* _Task instructions_
Please find all lines in the data that hold the string "matplotlib" and copy them.

--- start Data block ---

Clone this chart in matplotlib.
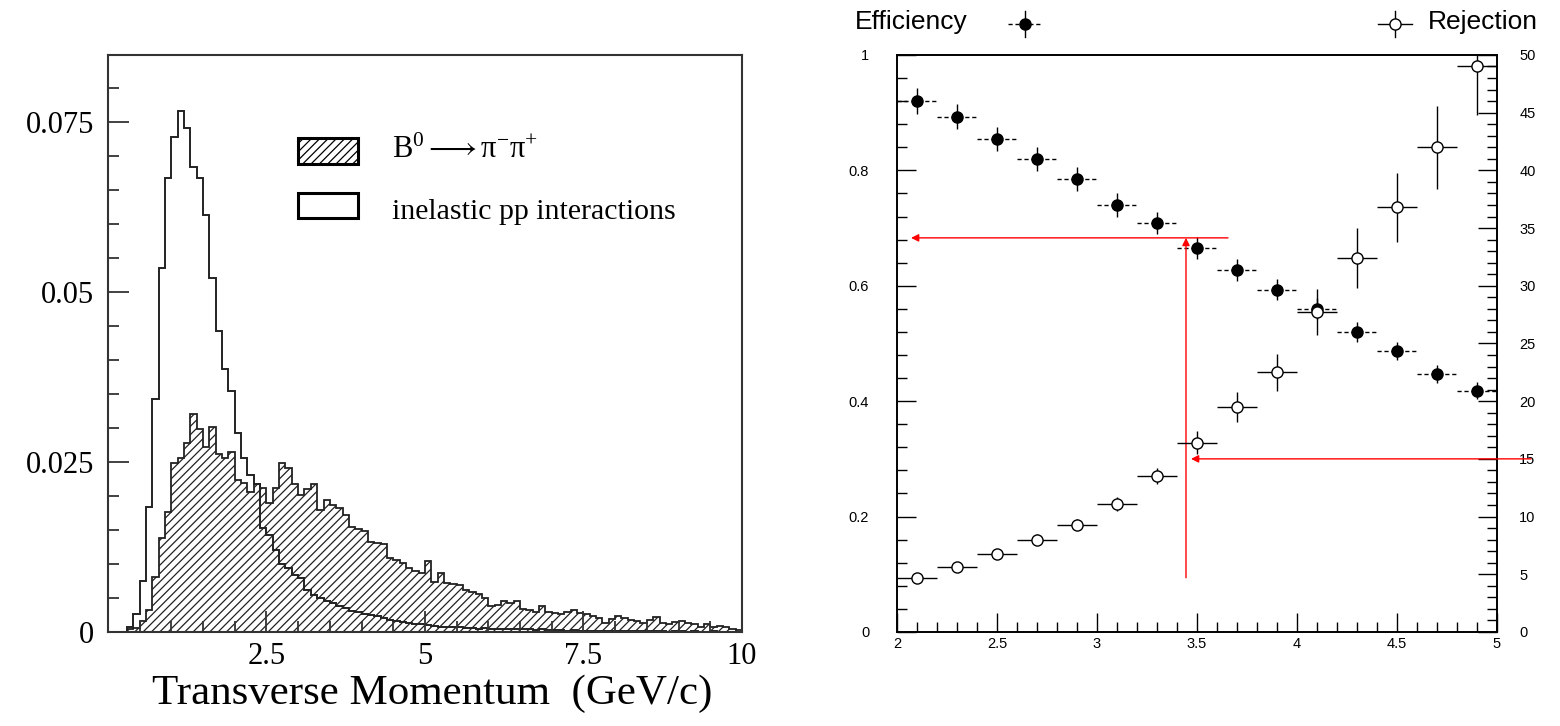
import numpy as np
import matplotlib
matplotlib.use("Agg")
import matplotlib.pyplot as plt
from matplotlib.patches import Rectangle
from matplotlib.lines import Line2D
from matplotlib.ticker import MultipleLocator, FuncFormatter


# left panel: pT spectra, 100 bins of 0.1 GeV/c between 0 and 10
pt_edges = np.arange(101) * 0.1

b0_pipi = [
    0, 0, 0, 0.0004, 0.0006, 0.0016, 0.0033, 0.0081, 0.0138, 0.0176,
    0.0249, 0.0256, 0.0278, 0.0321, 0.0298, 0.0272, 0.0301, 0.0262, 0.0256, 0.0264,
    0.0224, 0.0219, 0.0205, 0.0217, 0.0212, 0.0190, 0.0212, 0.0248, 0.0241, 0.0218,
    0.0201, 0.0210, 0.0217, 0.0180, 0.0194, 0.0187, 0.0182, 0.0172, 0.0155, 0.0152,
    0.0148, 0.0132, 0.0131, 0.0130, 0.0109, 0.0106, 0.0101, 0.0094, 0.0089, 0.0087,
    0.0104, 0.0074, 0.0087, 0.0072, 0.0070, 0.0069, 0.0061, 0.0059, 0.0056, 0.0050,
    0.0038, 0.0040, 0.0046, 0.0043, 0.0045, 0.0034, 0.0032, 0.0030, 0.0038, 0.0030,
    0.0028, 0.0026, 0.0030, 0.0033, 0.0028, 0.0026, 0.0024, 0.0021, 0.0013, 0.0019,
    0.0023, 0.0020, 0.0017, 0.0016, 0.0013, 0.0018, 0.0022, 0.0013, 0.0012, 0.0014,
    0.0016, 0.0013, 0.0011, 0.0008, 0.0011, 0.0008, 0.0009, 0.0008, 0.0004, 0.0003,
]

inelastic = [
    0, 0, 0, 0.0007, 0.0026, 0.0075, 0.0184, 0.0342, 0.0535, 0.0667,
    0.0727, 0.0766, 0.0741, 0.0684, 0.0667, 0.0613, 0.0520, 0.0443, 0.0387, 0.0354,
    0.0292, 0.0255, 0.0230, 0.0218, 0.0153, 0.0143, 0.0120, 0.0100, 0.0094, 0.0084,
    0.0080, 0.0062, 0.0055, 0.0050, 0.0046, 0.0042, 0.0038, 0.0035, 0.0031, 0.0029,
    0.0027, 0.0025, 0.0023, 0.0020, 0.0018, 0.0016, 0.0015, 0.0013, 0.0012, 0.0011,
    0.0010, 0.0009, 0.0008, 0.0008, 0.0007, 0.0007, 0.0006, 0.0006, 0.0005, 0.0006,
    0.0005, 0.0005, 0.0004, 0.0005, 0.0004, 0.0004, 0.0004, 0.0003, 0.0004, 0.0003,
    0.0003, 0.0003, 0.0002, 0.0003, 0.0002, 0.0002, 0.0002, 0.0002, 0.0001, 0.0002,
    0.0001, 0.0001, 0.0002, 0.0001, 0.0001, 0.0001, 0.0001, 0.0001, 0, 0.0001,
    0.0001, 0, 0.0001, 0, 0, 0.0001, 0, 0, 0, 0,
]

# right panel: efficiency / rejection vs pT cut
pt_cut = [2.1, 2.3, 2.5, 2.7, 2.9, 3.1, 3.3, 3.5, 3.7, 3.9, 4.1, 4.3, 4.5, 4.7, 4.9]
pt_halfwidth = 0.1
efficiency = [0.920, 0.893, 0.855, 0.820, 0.785, 0.740, 0.708, 0.665, 0.628, 0.593,
              0.560, 0.520, 0.487, 0.447, 0.418]
efficiency_err = [0.022, 0.022, 0.021, 0.021, 0.020, 0.020, 0.019, 0.019, 0.019, 0.018,
                  0.018, 0.017, 0.016, 0.016, 0.015]
rejection = [4.7, 5.6, 6.8, 8.0, 9.3, 11.1, 13.5, 16.4, 19.5, 22.5, 27.7, 32.4, 36.8, 42.0, 49.0]
rejection_err = [0.3, 0.4, 0.4, 0.5, 0.5, 0.6, 0.7, 1.0, 1.3, 1.6, 2.0, 2.6, 3.0, 3.6, 4.2]

# working point (red arrows)
eff_cut = 0.683
pt_chosen = 3.445
rej_cut = 15

serif = "Liberation Serif"
sans = "Liberation Sans"
plt.rcParams["mathtext.fontset"] = "custom"
plt.rcParams["mathtext.rm"] = "Liberation Serif"
plt.rcParams["mathtext.it"] = "Liberation Serif:italic"
plt.rcParams["hatch.linewidth"] = 0.9

fig = plt.figure(figsize=(15.6, 7.26), dpi=100)

### left: pT spectra ###
ax1 = fig.add_axes([0.0692, 0.1295, 0.4064, 0.7948])
ax1.stairs(b0_pipi, pt_edges, fill=True, facecolor="white", edgecolor="#222222",
           hatch="////", linewidth=1.3)
ax1.stairs(inelastic, pt_edges, color="#222222", linewidth=1.4)
ax1.set_xlim(0, 10)
ax1.set_ylim(0, 0.0848)
ax1.set_xticks([2.5, 5, 7.5, 10], ["2.5", "5", "7.5", "10"])
ax1.set_yticks([0, 0.025, 0.05, 0.075], ["0", "0.025", "0.05", "0.075"])
ax1.xaxis.set_minor_locator(MultipleLocator(0.5))
ax1.yaxis.set_minor_locator(MultipleLocator(0.005))
ax1.tick_params(which="both", direction="in", top=False, right=False, width=1.3, color="#333333")
ax1.tick_params(which="major", length=15, labelsize=22, pad=10)
ax1.tick_params(axis="x", pad=7)
ax1.tick_params(which="minor", length=8)
for lab in ax1.get_xticklabels() + ax1.get_yticklabels():
    lab.set_family(serif)
for sp in ax1.spines.values():
    sp.set_linewidth(1.5)
    sp.set_color("#333333")

# legend drawn by hand
ax1.add_patch(Rectangle((0.300, 0.811), 0.094, 0.045, transform=ax1.transAxes,
                        facecolor="white", edgecolor="black", hatch="////", linewidth=2.2))
ax1.add_patch(Rectangle((0.300, 0.718), 0.094, 0.043, transform=ax1.transAxes,
                        facecolor="white", edgecolor="black", linewidth=2.2))
ax1.text(0.448, 0.836, r"$\mathrm{B}^0 \longrightarrow \mathrm{\pi}^{-}\mathrm{\pi}^{+}$",
         transform=ax1.transAxes, fontsize=22, va="center", ha="left")
ax1.text(0.448, 0.728, "inelastic pp interactions", transform=ax1.transAxes,
         fontsize=21.5, va="center", ha="left", family=serif)

fig.text(432 / 1560, 1 - 694 / 726, "Transverse Momentum  (GeV/c)", fontsize=31,
         family=serif, ha="center", va="center")

### right: efficiency and rejection ###
ax2 = fig.add_axes([0.575, 0.1295, 0.3846, 0.7948])
eb = ax2.errorbar(pt_cut, efficiency, xerr=pt_halfwidth, yerr=efficiency_err, fmt="o",
                  color="black", markersize=8, elinewidth=1, capsize=0)
eb[2][0].set_linestyle((0, (3, 2)))
ax2.set_xlim(2, 5)
ax2.set_ylim(0, 1)

ax3 = ax2.twinx()
ax3.errorbar(pt_cut, rejection, xerr=pt_halfwidth, yerr=rejection_err, fmt="o",
             color="black", markerfacecolor="white", markeredgecolor="black",
             markersize=8, elinewidth=1, capsize=0)
ax3.set_ylim(0, 50)

fmt = FuncFormatter(lambda v, p: f"{v:g}")
ax2.xaxis.set_major_locator(MultipleLocator(0.5))
ax2.xaxis.set_minor_locator(MultipleLocator(0.1))
ax2.yaxis.set_major_locator(MultipleLocator(0.2))
ax2.yaxis.set_minor_locator(MultipleLocator(0.04))
ax3.yaxis.set_major_locator(MultipleLocator(5))
ax3.yaxis.set_minor_locator(MultipleLocator(1))
ax2.xaxis.set_major_formatter(fmt)
ax2.yaxis.set_major_formatter(fmt)
ax3.yaxis.set_major_formatter(fmt)
ax2.tick_params(which="both", direction="in", top=False, right=False, width=1)
ax2.tick_params(which="major", length=14, labelsize=10.5)
ax2.tick_params(which="minor", length=7)
ax2.tick_params(axis="y", pad=20)
ax3.tick_params(which="both", direction="in", width=1)
ax3.tick_params(which="major", length=14, labelsize=10.5, pad=16)
ax3.tick_params(which="minor", length=7)
for lab in ax2.get_xticklabels() + ax2.get_yticklabels() + ax3.get_yticklabels():
    lab.set_family(sans)
for a in (ax2, ax3):
    for sp in a.spines.values():
        sp.set_linewidth(1.2)

arrow = dict(arrowstyle="-|>", color="red", lw=1, mutation_scale=11, shrinkA=0, shrinkB=0)
ax2.annotate("", xy=(2.07, eff_cut), xytext=(3.655, eff_cut), arrowprops=arrow)
ax2.annotate("", xy=(pt_chosen, eff_cut), xytext=(pt_chosen, 0.094), arrowprops=arrow)
ax3.annotate("", xy=(pt_chosen + 0.025, rej_cut), xytext=(5.17, rej_cut), arrowprops=arrow,
             annotation_clip=False)

# header keys
fig.text(855 / 1560, 1 - 22 / 726, "Efficiency", fontsize=19, family=sans, va="center", ha="left")
fig.text(1428 / 1560, 1 - 22 / 726, "Rejection", fontsize=19, family=sans, va="center", ha="left")
ky = 1 - 24 / 726
for kx, filled in ((1025 / 1560, True), (1395 / 1560, False)):
    fig.add_artist(Line2D([kx - 17 / 1560, kx + 17 / 1560], [ky, ky], color="black", lw=1,
                          ls=(0, (3, 2)) if filled else "-"))
    fig.add_artist(Line2D([kx, kx], [ky - 13 / 726, ky + 13 / 726], color="black", lw=1))
    fig.add_artist(Line2D([kx], [ky], marker="o", markersize=8, color="black",
                          markerfacecolor="black" if filled else "white"))

fig.savefig("out.png", dpi=100)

--- end Data block ---

* _In response_
Clone this chart in matplotlib.
import matplotlib
matplotlib.use("Agg")
import matplotlib.pyplot as plt
from matplotlib.patches import Rectangle
from matplotlib.lines import Line2D
from matplotlib.ticker import MultipleLocator, FuncFormatter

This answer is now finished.